No habría que minimizar la reacción de los vecinos de Ayres del Pilar. Lo que hicieron ayer, como bien aclaró Federico Andahazi en Mirá, no fue un escrache, sino el ejercicio al derecho a vivir en paz, lejos de individuos procesados y condenados por la justicia en varios hechos de corrupción. Lázaro Baéz, que pasó de gerente de banco a megamultimillonario en poco tiempo, estuvo detenido con prisión preventiva durante cuatro años y cinco meses. El Tribunal Oral Federal número 4 le otorgó la prisión domiciliaria, cumpliendo una orden expresa de la Cámara Federal de Casación Penal.
La Cámara lo dispuso considerando el tiempo que llevaba preso sin condena, el hecho de que dos fiscales no se opusieran a su libertad y que ya le había sido concedido el arresto domiciliario antes. Es decir, si la justicia hubiera actuado con más celeridad, hoy Báez seguiría preso, o podría reinvindicar una eventual inocencia que sus abogados no alcanzaron a probar. Pero quien minimice lo que pasó ayer, en el ingreso de Ayres del Pilar, podría correr el mismo riesgo de quienes subestimaron el banderazo del último 17-A. La furia de los vecinos no es tanto contra Lázaro, sino contra lo que representa: la impunidad del poder.

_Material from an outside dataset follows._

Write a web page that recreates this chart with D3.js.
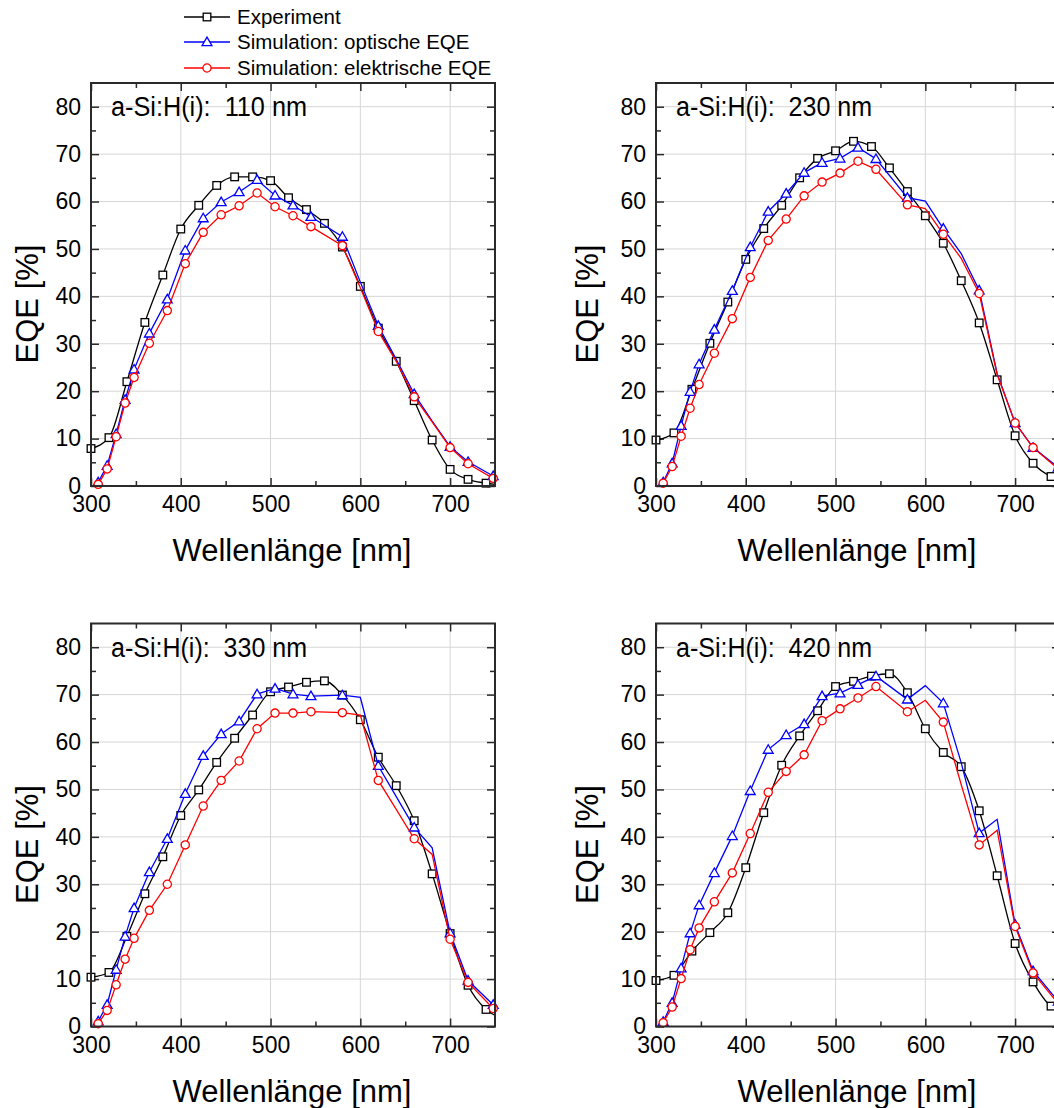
<!DOCTYPE html>
<html>
<head>
<meta charset="utf-8">
<script src="https://cdn.jsdelivr.net/npm/d3@7"></script>
<style>
  body { margin: 0; background: #fff; }
  svg { display: block; font-family: "Liberation Sans", Arial, sans-serif; }
</style>
</head>
<body>
<div id="chart"></div>
<script>
// wavelengths of the measured curve (last point only feeds the line past the frame)
var wlExp = [300, 320, 340, 360, 380, 400, 420, 440, 460, 480, 500, 520, 540, 560, 580, 600, 620, 640, 660, 680, 700, 720, 740, 760];
// wavelengths of the simulated curves
var wlSim = [308, 318, 328, 338, 348, 365, 385, 405, 425, 445, 465, 485, 505, 525, 545, 580, 600, 620, 640, 660, 680, 700, 720, 748];
// simulated points that are drawn as line only, no symbol
var simNoMarker = [600, 640, 680];

var labels = ["a-Si:H(i):  110 nm", "a-Si:H(i):  230 nm", "a-Si:H(i):  330 nm", "a-Si:H(i):  420 nm"];

var exp110 = [7.9, 10.2, 22.0, 34.5, 44.5, 54.2, 59.2, 63.4, 65.2, 65.2, 64.4, 60.8, 58.3, 55.4, 50.4, 42.1, 33.3, 26.3, 18.0, 9.7, 3.5, 1.4, 0.6, 0.1];
var opt110 = [0.8, 4.3, 11.0, 18.2, 24.6, 32.2, 39.4, 49.7, 56.5, 59.9, 62.0, 64.6, 61.3, 59.2, 56.8, 52.6, 43.0, 33.8, 26.7, 19.4, 13.7, 8.3, 5.1, 2.1];
var ele110 = [0.35, 3.6, 10.4, 17.5, 22.9, 30.1, 37.0, 46.9, 53.5, 57.2, 59.1, 61.8, 58.9, 57.0, 54.7, 50.7, 41.8, 32.6, 26.3, 18.8, 13.5, 8.1, 4.7, 1.6];

var exp230 = [9.7, 11.2, 20.4, 30.1, 38.8, 47.8, 54.3, 59.2, 65.0, 69.1, 70.7, 72.7, 71.6, 67.1, 62.1, 57.0, 51.2, 43.3, 34.4, 22.4, 10.6, 4.8, 2.0, 1.0];
var opt230 = [0.8, 4.8, 12.7, 19.9, 25.7, 33.0, 41.2, 50.4, 57.9, 61.7, 66.1, 68.2, 69.1, 71.4, 69.0, 60.8, 60.1, 54.3, 49.0, 41.3, 23.7, 13.3, 8.1, 3.9];
var ele230 = [0.6, 4.1, 10.5, 16.4, 21.4, 28.0, 35.3, 44.0, 51.8, 56.3, 61.2, 64.1, 66.0, 68.5, 66.8, 59.3, 58.5, 53.1, 48.0, 40.6, 23.5, 13.3, 8.1, 3.6];

var exp330 = [10.4, 11.4, 19.0, 28.0, 35.8, 44.5, 49.9, 55.7, 60.8, 65.7, 70.6, 71.6, 72.6, 72.9, 69.9, 64.7, 56.8, 50.8, 43.4, 32.2, 19.6, 8.7, 3.6, 1.6];
var opt330 = [1.1, 4.6, 12.0, 19.0, 25.0, 32.6, 39.6, 49.1, 57.1, 61.7, 64.4, 70.1, 71.3, 70.1, 69.7, 69.9, 69.4, 55.0, 48.5, 42.0, 37.7, 19.7, 9.7, 4.6];
var ele330 = [0.6, 3.4, 8.8, 14.2, 18.6, 24.5, 30.0, 38.3, 46.5, 51.9, 56.0, 62.8, 66.1, 66.1, 66.4, 66.2, 65.7, 51.9, 45.8, 39.6, 36.3, 18.4, 9.3, 3.8];

var exp420 = [9.7, 10.8, 15.9, 19.8, 24.0, 33.5, 45.1, 55.1, 61.3, 66.6, 71.7, 72.8, 73.9, 74.4, 70.4, 62.8, 57.8, 54.8, 45.5, 31.8, 17.5, 9.4, 4.3, 3.0];
var opt420 = [1.0, 5.0, 12.3, 19.7, 25.6, 32.4, 40.2, 49.7, 58.4, 61.5, 63.8, 69.7, 70.3, 72.1, 73.9, 69.0, 71.9, 68.2, 55.6, 40.8, 43.7, 21.5, 11.7, 5.3];
var ele420 = [0.8, 4.1, 10.1, 16.2, 20.8, 26.3, 32.4, 40.7, 49.4, 53.8, 57.3, 64.5, 67.0, 69.3, 71.7, 66.4, 68.8, 64.2, 51.0, 38.3, 41.4, 21.1, 11.3, 4.8];

var seriesNames = ["Experiment", "Simulation: optische EQE", "Simulation: elektrische EQE"];
var xTicks = [300, 400, 500, 600, 700];
var yTicks = [0, 10, 20, 30, 40, 50, 60, 70, 80];

var panels = [
  {label: labels[0], exp: exp110, opt: opt110, ele: ele110},
  {label: labels[1], exp: exp230, opt: opt230, ele: ele230},
  {label: labels[2], exp: exp330, opt: opt330, ele: ele330},
  {label: labels[3], exp: exp420, opt: opt420, ele: ele420}
];

var W = 1054, H = 1108;
var pw = 404, ph = 403;
var lefts = [91, 656];
var tops = [83, 623.5];
var ytitleGap = [53, 58];
var colors = ["#000000", "#0000ff", "#ff0000"];
var frameColor = "#2a2a2a";

var svg = d3.select("#chart").append("svg")
  .attr("width", W)
  .attr("height", H);

svg.append("rect").attr("width", W).attr("height", H).attr("fill", "#fff");

var x = d3.scaleLinear().domain([300, 750]).range([0, pw]);
var y = d3.scaleLinear().domain([0, 85]).range([ph, 0]);

function marker(sel, kind, color) {
  if (kind == 0) {
    sel.append("rect")
      .attr("x", -3.8).attr("y", -3.8)
      .attr("width", 7.6).attr("height", 7.6)
      .attr("fill", "#fff").attr("stroke", color).attr("stroke-width", 1.3);
  } else if (kind == 1) {
    sel.append("path")
      .attr("d", d3.symbol().type(d3.symbolTriangle).size(42))
      .attr("transform", "translate(0,0.8)")
      .attr("fill", "#fff").attr("stroke", color).attr("stroke-width", 1.3);
  } else {
    sel.append("circle")
      .attr("r", 4.1)
      .attr("fill", "#fff").attr("stroke", color).attr("stroke-width", 1.3);
  }
}

panels.forEach(function(p, i) {
  var col = i % 2, row = Math.floor(i / 2);
  var g = svg.append("g")
    .attr("transform", "translate(" + lefts[col] + "," + tops[row] + ")");

  // grid
  g.append("g").selectAll("line").data(xTicks.slice(1)).enter().append("line")
    .attr("x1", function(d) { return x(d); }).attr("x2", function(d) { return x(d); })
    .attr("y1", 0).attr("y2", ph)
    .attr("stroke", "#d6d6d6").attr("stroke-width", 1);
  g.append("g").selectAll("line").data(yTicks.slice(1)).enter().append("line")
    .attr("y1", function(d) { return y(d); }).attr("y2", function(d) { return y(d); })
    .attr("x1", 0).attr("x2", pw)
    .attr("stroke", "#d6d6d6").attr("stroke-width", 1);

  // axes: ticks inward on all four sides
  var xMinor = d3.range(350, 750, 100);
  var yMinor = d3.range(5, 85, 10);
  g.append("g").attr("transform", "translate(0," + ph + ")")
    .call(d3.axisBottom(x).tickValues(xTicks).tickSizeInner(-8).tickSizeOuter(0).tickPadding(10).tickFormat(d3.format("d")));
  g.append("g").attr("transform", "translate(0," + ph + ")")
    .call(d3.axisBottom(x).tickValues(xMinor).tickSizeInner(-5).tickSizeOuter(0).tickFormat(""));
  g.append("g")
    .call(d3.axisTop(x).tickValues(xTicks).tickSizeInner(-8).tickSizeOuter(0).tickFormat(""));
  g.append("g")
    .call(d3.axisTop(x).tickValues(xMinor).tickSizeInner(-5).tickSizeOuter(0).tickFormat(""));
  g.append("g")
    .call(d3.axisLeft(y).tickValues(yTicks).tickSizeInner(-8).tickSizeOuter(0).tickPadding(10).tickFormat(d3.format("d")));
  g.append("g")
    .call(d3.axisLeft(y).tickValues(yMinor).tickSizeInner(-5).tickSizeOuter(0).tickFormat(""));
  g.append("g").attr("transform", "translate(" + pw + ",0)")
    .call(d3.axisRight(y).tickValues(yTicks).tickSizeInner(-8).tickSizeOuter(0).tickFormat(""));
  g.append("g").attr("transform", "translate(" + pw + ",0)")
    .call(d3.axisRight(y).tickValues(yMinor).tickSizeInner(-5).tickSizeOuter(0).tickFormat(""));

  g.selectAll(".domain").remove();
  g.selectAll(".tick line").attr("stroke", frameColor).attr("stroke-width", 1.5);
  g.selectAll(".tick text").attr("fill", "#000").attr("font-size", 23)
    .attr("font-family", "'Liberation Sans', Arial, sans-serif");

  // clipped curves
  var clipId = "clip" + i;
  g.append("clipPath").attr("id", clipId)
    .append("rect").attr("width", pw).attr("height", ph);

  var sets = [
    {wl: wlExp, v: p.exp, curve: d3.curveMonotoneX, skip: []},
    {wl: wlSim, v: p.opt, curve: d3.curveLinear, skip: simNoMarker},
    {wl: wlSim, v: p.ele, curve: d3.curveLinear, skip: simNoMarker}
  ];

  sets.forEach(function(s, k) {
    var pts = s.wl.map(function(w, j) { return [w, s.v[j]]; });
    var line = d3.line()
      .x(function(d) { return x(d[0]); })
      .y(function(d) { return y(d[1]); })
      .curve(s.curve);
    g.append("path")
      .attr("clip-path", "url(#" + clipId + ")")
      .attr("d", line(pts))
      .attr("fill", "none")
      .attr("stroke", colors[k])
      .attr("stroke-width", 1.3);
    var mk = pts.filter(function(d) { return d[0] >= 300 && d[0] <= 750 && s.skip.indexOf(d[0]) < 0; });
    g.append("g").selectAll("g").data(mk).enter().append("g")
      .attr("transform", function(d) { return "translate(" + x(d[0]) + "," + y(d[1]) + ")"; })
      .each(function() { marker(d3.select(this), k, colors[k]); });
  });

  // frame
  g.append("rect").attr("width", pw).attr("height", ph)
    .attr("fill", "none").attr("stroke", frameColor).attr("stroke-width", 2);

  // annotation
  g.append("text")
    .attr("x", 20).attr("y", 33)
    .attr("font-size", 27)
    .attr("textLength", 196).attr("lengthAdjust", "spacingAndGlyphs")
    .style("white-space", "pre")
    .text(p.label);

  // axis titles
  g.append("text")
    .attr("x", pw / 2 - 1).attr("y", ph + 75)
    .attr("text-anchor", "middle")
    .attr("font-size", 31)
    .text("Wellenlänge [nm]");
  g.append("text")
    .attr("transform", "translate(" + (-ytitleGap[col]) + "," + (221) + ") rotate(-90)")
    .attr("text-anchor", "middle")
    .attr("font-size", 31)
    .text("EQE [%]");
});

// legend
var legend = svg.append("g").attr("transform", "translate(184,0)");
var rowsY = [17, 42, 68];
seriesNames.forEach(function(n, k) {
  var r = legend.append("g").attr("transform", "translate(0," + rowsY[k] + ")");
  r.append("line").attr("x1", 0).attr("x2", 46).attr("y1", 0).attr("y2", 0)
    .attr("stroke", colors[k]).attr("stroke-width", 1.3);
  var m = r.append("g").attr("transform", "translate(23,0)");
  marker(m, k, colors[k]);
  r.append("text").attr("x", 53).attr("y", 0).attr("dy", "0.35em")
    .attr("font-size", 20.5)
    .text(n);
});
</script>
</body>
</html>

El rechazo social no es solo contra Báez, sino también contra Cristina Fernández, quien intenta dar un golpe sui generis llevándose por delante al Parlamento, el sistema judicial y a los medios y periodistas críticos también. Es, además, un límite hacia el pacto no escrito de impunidad que arreglaron la vicepresidenta y Alberto Fernández, quien está perdiendo todos los días más votos, y se achica, bajo la sombra de una persona que no tiene frenos inhibitorios. Los que se esconden detrás de la pandemia para decir y hacer cualquier cosa, tarde o temprano pagarán, porque hay una parte de la sociedad que los está mirando con cuidado.